Эстетика транскультурации, по логике М.В. Тлостановой, реализуется в формах своеобразного диалогизирования, которое проявляется и внутри произведения, внутри субъектности его героев, и в сфере интертекстуальности, во взаимоотношениях между произведением и читателем. Само различие между метрополией и «колониями» в постсоветской реальности, «с одной стороны, зыбко, с другой стороны, значительно более вариативно, чем в случае с другими империями и колониями». Нередко встречается и вариант подчиненности сразу двум субалтернам империи - например, Австро-Венгрии и России (Западная Украина). В результате создается «палимпсест интертекстуальности, и некоторые его слои будут работать только для посвященных, знакомых с определенными локальными сюжетами» (с. 393).

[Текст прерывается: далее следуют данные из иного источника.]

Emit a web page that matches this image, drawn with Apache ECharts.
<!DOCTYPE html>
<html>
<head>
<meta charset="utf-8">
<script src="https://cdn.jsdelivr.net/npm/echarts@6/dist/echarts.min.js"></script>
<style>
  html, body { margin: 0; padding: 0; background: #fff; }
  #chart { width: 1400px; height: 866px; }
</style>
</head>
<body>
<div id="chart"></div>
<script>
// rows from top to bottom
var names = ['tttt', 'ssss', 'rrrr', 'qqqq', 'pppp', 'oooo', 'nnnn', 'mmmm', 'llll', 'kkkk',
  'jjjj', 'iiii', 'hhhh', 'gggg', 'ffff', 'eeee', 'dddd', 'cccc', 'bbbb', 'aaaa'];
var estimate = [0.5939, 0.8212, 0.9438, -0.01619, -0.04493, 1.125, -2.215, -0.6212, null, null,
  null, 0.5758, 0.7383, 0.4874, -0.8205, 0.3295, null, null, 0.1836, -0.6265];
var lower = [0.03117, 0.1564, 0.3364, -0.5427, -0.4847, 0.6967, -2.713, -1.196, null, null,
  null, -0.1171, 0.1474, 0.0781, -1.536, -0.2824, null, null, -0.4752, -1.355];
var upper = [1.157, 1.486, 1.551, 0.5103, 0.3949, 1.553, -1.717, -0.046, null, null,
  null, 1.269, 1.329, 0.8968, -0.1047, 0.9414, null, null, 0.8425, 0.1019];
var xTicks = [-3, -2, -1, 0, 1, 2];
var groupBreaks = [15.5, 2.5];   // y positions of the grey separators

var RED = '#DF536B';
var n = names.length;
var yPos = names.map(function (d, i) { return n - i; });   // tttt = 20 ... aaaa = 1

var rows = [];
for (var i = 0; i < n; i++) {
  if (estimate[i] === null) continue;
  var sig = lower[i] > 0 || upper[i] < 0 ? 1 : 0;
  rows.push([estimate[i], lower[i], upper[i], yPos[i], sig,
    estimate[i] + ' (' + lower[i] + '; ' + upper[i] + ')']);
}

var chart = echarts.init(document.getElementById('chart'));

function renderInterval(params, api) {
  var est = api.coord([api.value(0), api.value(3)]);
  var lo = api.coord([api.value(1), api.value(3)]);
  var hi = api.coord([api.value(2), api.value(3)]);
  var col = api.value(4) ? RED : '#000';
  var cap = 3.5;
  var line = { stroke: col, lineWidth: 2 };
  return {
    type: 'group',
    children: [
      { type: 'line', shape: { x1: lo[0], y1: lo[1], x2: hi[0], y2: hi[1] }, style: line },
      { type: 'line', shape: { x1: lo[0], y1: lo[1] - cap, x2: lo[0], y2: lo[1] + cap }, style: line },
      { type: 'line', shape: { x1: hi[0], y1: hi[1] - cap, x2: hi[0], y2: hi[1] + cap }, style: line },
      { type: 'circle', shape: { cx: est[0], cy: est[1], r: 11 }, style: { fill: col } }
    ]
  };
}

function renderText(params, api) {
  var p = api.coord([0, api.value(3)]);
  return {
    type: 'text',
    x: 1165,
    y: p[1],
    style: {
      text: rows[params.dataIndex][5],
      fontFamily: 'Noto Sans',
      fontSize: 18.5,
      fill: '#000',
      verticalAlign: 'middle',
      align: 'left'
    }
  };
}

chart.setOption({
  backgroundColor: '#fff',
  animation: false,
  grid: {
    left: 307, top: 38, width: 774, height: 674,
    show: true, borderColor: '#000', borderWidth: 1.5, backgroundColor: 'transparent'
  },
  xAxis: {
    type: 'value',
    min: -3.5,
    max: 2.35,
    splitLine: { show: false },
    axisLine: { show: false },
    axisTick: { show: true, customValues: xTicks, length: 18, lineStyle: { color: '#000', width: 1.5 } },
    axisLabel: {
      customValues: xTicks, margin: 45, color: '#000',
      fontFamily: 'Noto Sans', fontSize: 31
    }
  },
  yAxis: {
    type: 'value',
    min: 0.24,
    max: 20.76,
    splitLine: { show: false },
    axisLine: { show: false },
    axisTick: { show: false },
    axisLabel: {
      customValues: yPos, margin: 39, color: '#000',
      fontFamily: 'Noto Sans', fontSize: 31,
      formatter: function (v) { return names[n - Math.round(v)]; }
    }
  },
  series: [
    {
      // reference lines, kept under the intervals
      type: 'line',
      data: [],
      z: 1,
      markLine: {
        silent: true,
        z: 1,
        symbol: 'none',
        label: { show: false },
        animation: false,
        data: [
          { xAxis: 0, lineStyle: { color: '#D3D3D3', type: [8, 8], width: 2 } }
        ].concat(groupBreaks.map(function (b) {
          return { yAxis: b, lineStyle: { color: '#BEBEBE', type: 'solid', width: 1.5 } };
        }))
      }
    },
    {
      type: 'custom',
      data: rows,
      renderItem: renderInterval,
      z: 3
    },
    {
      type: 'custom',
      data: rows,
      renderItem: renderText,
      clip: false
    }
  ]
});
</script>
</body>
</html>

В качестве своеобразных палимпсестов автор рассматривает роман-антиутопию Т. Толстой «Кысь» и книгу П. Вайля «Карта Родины». У Толстой происходит взаимоналожение нескольких культурных текстов и языков; тем самым транскультурация имеет место внутри одной культуры. П. Вайль выступает как европоцентрист и носитель имперской культурной доктрины, пытаясь переосмыслить «карту» России и СССР в рамках своеобразной структуры книги, которая сама отвечает сложной модели «пространственной аллегорической истории России» (там же). В книге один за другим предстают слои модернизации, вестернизации, советского
влияния, а затем волны глобализации, отложившиеся в топонимах, названиях улиц, городов как своеобразных текстах культуры.

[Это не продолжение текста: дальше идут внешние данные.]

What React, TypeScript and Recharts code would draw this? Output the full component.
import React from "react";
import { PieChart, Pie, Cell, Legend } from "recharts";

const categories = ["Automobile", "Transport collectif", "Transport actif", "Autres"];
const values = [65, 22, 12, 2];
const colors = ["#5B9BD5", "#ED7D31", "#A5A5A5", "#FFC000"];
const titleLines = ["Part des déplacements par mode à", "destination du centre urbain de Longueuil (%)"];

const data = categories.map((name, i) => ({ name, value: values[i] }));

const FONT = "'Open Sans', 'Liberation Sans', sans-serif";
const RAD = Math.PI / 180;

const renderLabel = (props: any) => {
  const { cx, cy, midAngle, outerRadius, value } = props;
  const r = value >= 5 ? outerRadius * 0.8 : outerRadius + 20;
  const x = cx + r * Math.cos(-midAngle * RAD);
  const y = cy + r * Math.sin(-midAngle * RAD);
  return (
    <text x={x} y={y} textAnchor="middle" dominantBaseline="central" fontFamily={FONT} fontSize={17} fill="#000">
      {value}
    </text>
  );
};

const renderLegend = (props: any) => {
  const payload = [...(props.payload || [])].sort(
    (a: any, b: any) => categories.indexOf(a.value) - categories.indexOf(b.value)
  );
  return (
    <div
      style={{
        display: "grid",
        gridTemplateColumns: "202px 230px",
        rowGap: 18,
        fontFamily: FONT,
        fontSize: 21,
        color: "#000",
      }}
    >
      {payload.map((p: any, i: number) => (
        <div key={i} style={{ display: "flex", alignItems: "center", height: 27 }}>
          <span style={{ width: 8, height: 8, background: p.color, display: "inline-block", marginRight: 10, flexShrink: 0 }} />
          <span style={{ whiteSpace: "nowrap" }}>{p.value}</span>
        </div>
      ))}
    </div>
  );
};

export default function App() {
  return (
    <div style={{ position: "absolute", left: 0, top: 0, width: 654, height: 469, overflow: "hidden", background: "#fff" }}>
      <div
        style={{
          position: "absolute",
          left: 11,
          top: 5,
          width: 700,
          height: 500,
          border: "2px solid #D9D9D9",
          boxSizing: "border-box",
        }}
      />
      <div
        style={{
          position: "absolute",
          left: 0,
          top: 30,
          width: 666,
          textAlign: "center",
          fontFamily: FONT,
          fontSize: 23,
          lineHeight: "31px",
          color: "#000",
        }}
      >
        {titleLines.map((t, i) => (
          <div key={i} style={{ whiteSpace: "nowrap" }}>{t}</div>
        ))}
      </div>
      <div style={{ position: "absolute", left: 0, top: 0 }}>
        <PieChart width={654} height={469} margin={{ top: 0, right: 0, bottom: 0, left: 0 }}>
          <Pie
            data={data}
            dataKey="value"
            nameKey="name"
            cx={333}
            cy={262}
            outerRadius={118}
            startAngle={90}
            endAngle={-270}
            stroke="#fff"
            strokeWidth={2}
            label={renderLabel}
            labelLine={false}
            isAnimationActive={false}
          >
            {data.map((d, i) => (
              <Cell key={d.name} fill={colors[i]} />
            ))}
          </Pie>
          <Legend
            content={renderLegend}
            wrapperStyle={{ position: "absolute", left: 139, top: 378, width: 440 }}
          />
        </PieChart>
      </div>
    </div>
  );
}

Российский постмодернизм, по мнению автора, несамостоятельный и вторичный, являет собой модель «канонического контрдискурса» (с. 327). Наиболее близок к технике контрдискурса В. Сорокин, в чьих произведениях происходит гибридизация западных постмодернистских форм и советского материала. Так, роман «Норма» - это и пример «идеологической, культурной, языковой, эстетической транскодировки, выветривания смысла из советских ритуалов, лозунгов, семиотических моделей», и пример «отрицания и низвержения западного романного повествования». Но в целом он остается насквозь игровым и «далек от любых серьезных попыток ответа прошлому с точки зрения иного.» (с. 395).

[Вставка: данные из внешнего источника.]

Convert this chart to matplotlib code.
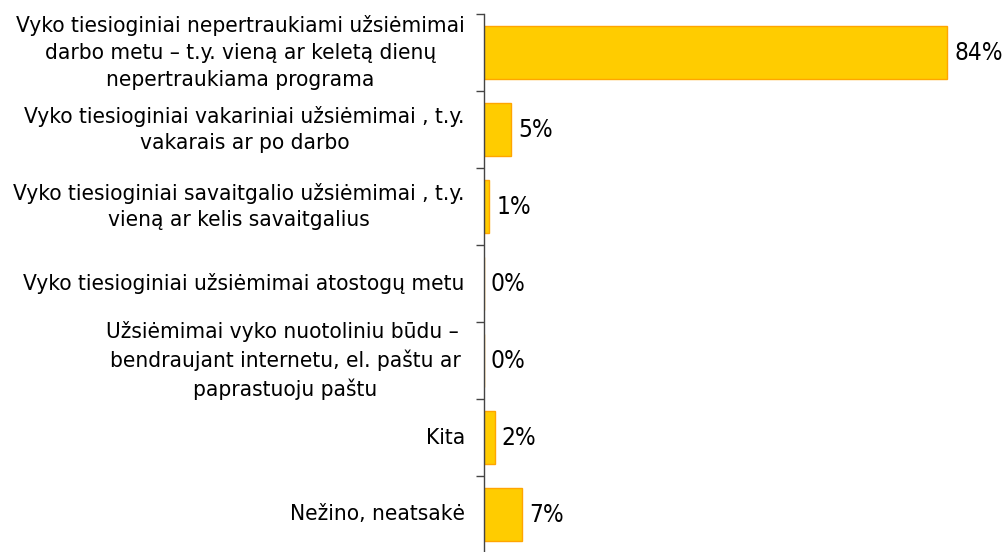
import matplotlib
matplotlib.use('Agg')
import matplotlib.pyplot as plt
from matplotlib.transforms import offset_copy
import numpy as np

categories = [
    'Vyko tiesioginiai nepertraukiami užsiėmimai\ndarbo metu – t.y. vieną ar keletą dienų\nnepertraukiama programa',
    'Vyko tiesioginiai vakariniai užsiėmimai , t.y.\nvakarais ar po darbo',
    'Vyko tiesioginiai savaitgalio užsiėmimai , t.y.\nvieną ar kelis savaitgalius',
    'Vyko tiesioginiai užsiėmimai atostogų metu',
    'Užsiėmimai vyko nuotoliniu būdu – \nbendraujant internetu, el. paštu ar\npaprastuoju paštu',
    'Kita',
    'Nežino, neatsakė',
]
values = [84, 5, 1, 0, 0, 2, 7]
value_labels = ['84%', '5%', '1%', '0%', '0%', '2%', '7%']

plt.rcParams['font.family'] = ['DejaVu Sans']
plt.rcParams['font.stretch'] = 'condensed'

W, H = 1008, 552
fig = plt.figure(figsize=(W / 100, H / 100), dpi=100)
x0 = 483.5
y_top = 14
ax = fig.add_axes([x0 / W, -1 / H, (W - x0) / W, (H - y_top + 1) / H])

px_per_pct = 5.52
ax.set_xlim(0, (W - x0) / px_per_pct)
ax.set_ylim(len(values) - 0.5, -0.5)

y = np.arange(len(values))
ax.barh(y, values, height=0.68, color='#ffcc00', edgecolor='#ffa500', linewidth=1)

for yi, v, lab in zip(y, values, value_labels):
    ax.text(v + 1.3, yi, lab, va='center', ha='left', fontsize=17.5, color='black')

for s in ['top', 'right', 'bottom']:
    ax.spines[s].set_visible(False)
ax.spines['left'].set_color('#444444')
ax.spines['left'].set_linewidth(1)

ax.set_xticks([])
ax.set_yticks(y)
ax.set_yticklabels(categories, fontsize=16.2, ha='right', va='center',
                   multialignment='center', linespacing=1.42)
ax.tick_params(axis='y', which='major', length=0, pad=0)
ax.set_yticks(np.arange(-0.5, len(values) + 0.5, 1), minor=True)
ax.tick_params(axis='y', which='minor', length=6, width=1, color='#444444', direction='out')

for t in ax.get_yticklabels():
    t.set_transform(offset_copy(ax.get_yaxis_transform(which='tick1'), fig=fig,
                                x=-13.5, y=0, units='points'))

fig.savefig('out.png', dpi=100)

Сама многоликость Российской империи рождает многомерность и одновременно некоторую «недовыраженность», зыбкость эстетических моделей. Аллегория, особенно в историческом разрезе, занимает центральное место в выражении контрдискурсивности транскультурной литературы, превращаясь в «плавающую» аллегорию с множественными смыслами. Аллегоризация у постсоветских авторов не способна порождать свои семиотические модели и механизмы смыслообразования. Творчество В. Бугромеева, по наблюдению автора, едва ли не единственный (из приведенных в исследовании) случай «пародийной исторической аллегории, высмеивающей мифологические поиски национальной истории и парадоксы белорусской национальной идентификации» (с. 396). Его «роман-диссертация» «Корона великого княжества» - «гибридная книга»; это касается жанра, дискурсивной практики автора, самого тона повествования.
В целом М.В. Тлостанова признает, что настоящей, разработанной транскультурационной эстетики на постсоветском пространстве пока не существует. Но есть само явление транскульту-рации, ждущее научного подхода. Говорить об этом явлении, связывающем нашу историю и современность с мировой историей и культурой, необходимо и закономерно, тем более на теперешнем витке глобализации.